- Directed by: Michael Almereyda
- Screenplay by: Michael Almereyda
- Based on: Oh! by Mary Robison
- Produced by: Dan Ireland William J. Quigley Wieland Schulz-Keil
- Starring: Harry Dean Stanton; Suzy Amis; Crispin Glover; Dylan McDermott; Jenny Wright; Lindsay Christman; Lois Chiles;
- Cinematography: Renato Berta
- Edited by: Roberto Silvi
- Music by: Hans Zimmer
- Distributed by: Vestron Pictures
- Release date: June 30, 1989;
- Running time: 93 minutes
- Language: English
- Box office: $33,455

= Twister (1989 film) =

1989 American comedy film by Michael Almereyda

Twister is a 1989 American comedy film directed by Michael Almereyda and starring Suzy Amis, Crispin Glover, Harry Dean Stanton, and Dylan McDermott. It was shot in Wichita, Kansas. Based on Mary Robison's 1981 novel Oh!, the film relates the story of the eccentric Cleveland family during the event of a tornado hitting their rural Kansas home.

==Plot==
Eugene Cleveland (Stanton) built soda pop and mini-golf empires and lives off the proceeds; his two adult children, Maureen (Amis), and Howdy (Glover), live with him in his mansion along with Maureen's daughter Violet, and Lola, the housekeeper. Maureen is plagued by unwanted visits from her ex, Chris (McDermott), who has recently returned from Canada with the intention of marrying Maureen and becoming a father to Violet. Howdy is enrolled in a local university and pursues rolling interests in painting, music, and theater, all with an absurdist slant. He is also desperately trying to convince Stephanie, a young groundskeeper from the University, to marry him and go off to Europe. Eugene, exasperated with Howdy's high-brow attitude and Maureen's sullen listlessness, spends his time drinking and courting Virginia, a local host of a Christian children's TV program. The group continuously annoy each other, fight, and try to find themselves in an isolated little world where all of the necessities of life are provided, but purpose is lacking.
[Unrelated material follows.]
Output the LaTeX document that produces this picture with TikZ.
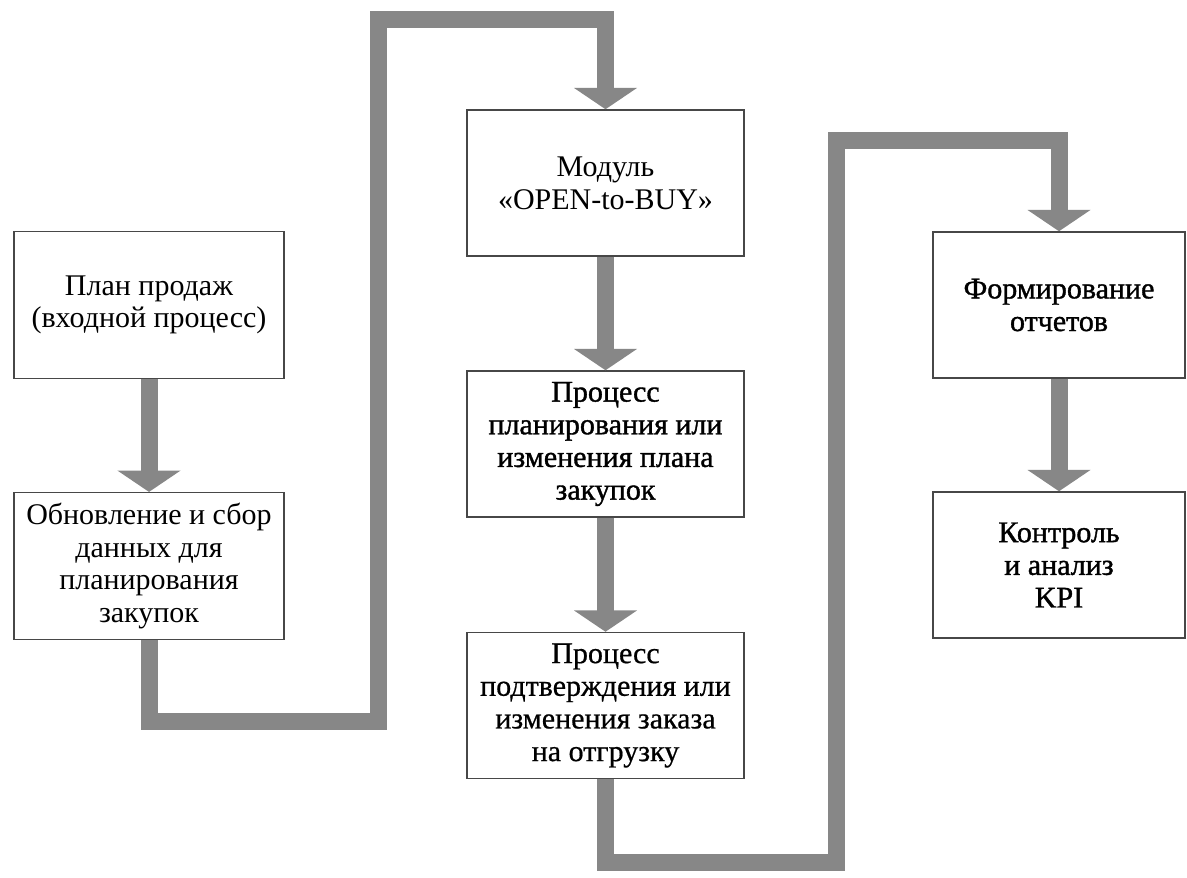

Howdy finds an envelope with their mother's address and he and Maureen take Violet with them in an effort to track her down. The address on the envelope leads them to a farm in which they meet an unnamed character played by William S. Burroughs. Burroughs tells them he bought the farm from her and met her once when they were in escrow; that "Jim" spoke with her mostly. When the kids ask if they can speak to Jim, Burroughs replies: "Jim got kicked in the head by a horse last year. [He] went around killing horses for a while, until he ate the insides of a clock and he died" (a line originally found in John Millington Synge's 1907 play Playboy of the Western World). He then indicates that he thinks she moved to Ireland and that becomes the focus of their drive to see her and forgive her.

Eugene, frustrated with Virginia's condescending attitude toward his family, breaks up with her. During a particularly heated dinner one evening, Eugene overreacts to Howdy's insults and explodes, tipping over bowls of gazpacho. Howdy reveals to his father that he and Maureen have actively attempted to find their mother. Eugene informs them that she died in a mental institution and didn't even recognize him toward the end.

Maureen and Chris decide to get married and Stephanie goes back to her old boyfriend. Meanwhile, Eugene absconds from his immediate family and goes off to destinations unknown with Lola.

==Cast==
- Harry Dean Stanton as Eugene Cleveland
- Suzy Amis as Maureen Cleveland
- Crispin Glover as Howdy Cleveland
- Dylan McDermott as Chris
- Jenny Wright as Stephanie
- Lindsay Christman as Violet
- Charlayne Woodard as Lola
- Lois Chiles as Virginia
- David Brown as Bob Breevort
- Tim Robbins as Jeff

== Reception ==
Dave Kehr wrote in the Chicago Tribune that the film was "worth a look for the unexpected delicacy of its execution and the all-cult quality of its casting" and noted that "Almereyda creates a kind of low-key, unemphatic weirdness that gets its laughs but still leaves room for moments of surprising emotional authenticity."

Peter Travers for Rolling Stone called it a "fiendish funny farce".